Over a decade has passed since the nuclear-armed states reaffirmed their disarmament obligations in the 2010 Review Conference Final Document. More than four years have passed since over 122 nuclear weapons free countries negotiated the TPNW. But the nuclear-armed states are not doing their part. There are no negotiations for disarmament or even far-reaching arms control among the nuclear-armed states in progress or even on the horizon. With tensions growing among nuclear armed states and a new arms race accelerating, the need to envision how the elimination of nuclear weapons could be achieved is more urgent than ever.

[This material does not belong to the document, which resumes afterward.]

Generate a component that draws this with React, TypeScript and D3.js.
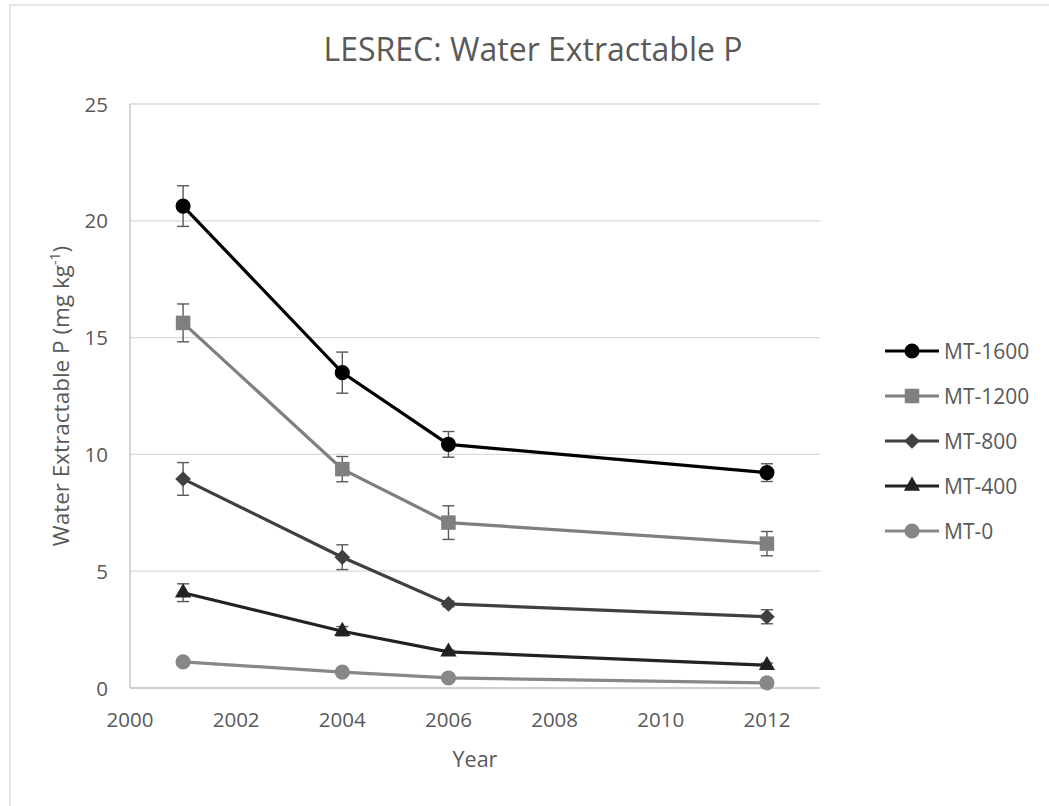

Against this background, with the nuclear-armed states firm in their refusal to engage with the TPNW and with the danger of nuclear war on the rise, a reconsideration of the Model Nuclear Weapons convention is in order. Consideration of the elements that nuclear-armed states might need to negotiate helps to make “the key issues that must be overcome to achieve lasting global nuclear disarmament” concrete—or to reveal where those key issues lie elsewhere than in the legal and technical requisites for disarmament. Those elements are relevant whatever path is chosen to elimination, whether it be a nuclear weapons convention; a framework of instruments; or the TPNW, bolstered by protocols or related instruments.
This session will provide an overview of the Model Nuclear Weapons Convention, its history, and its relevance today. The panelists also will discuss how developments over the last quarter century, from the emergence of a new, multi-polar arms race to new weapons technologies of strategic significance, affect issues addressed by the Model Convention.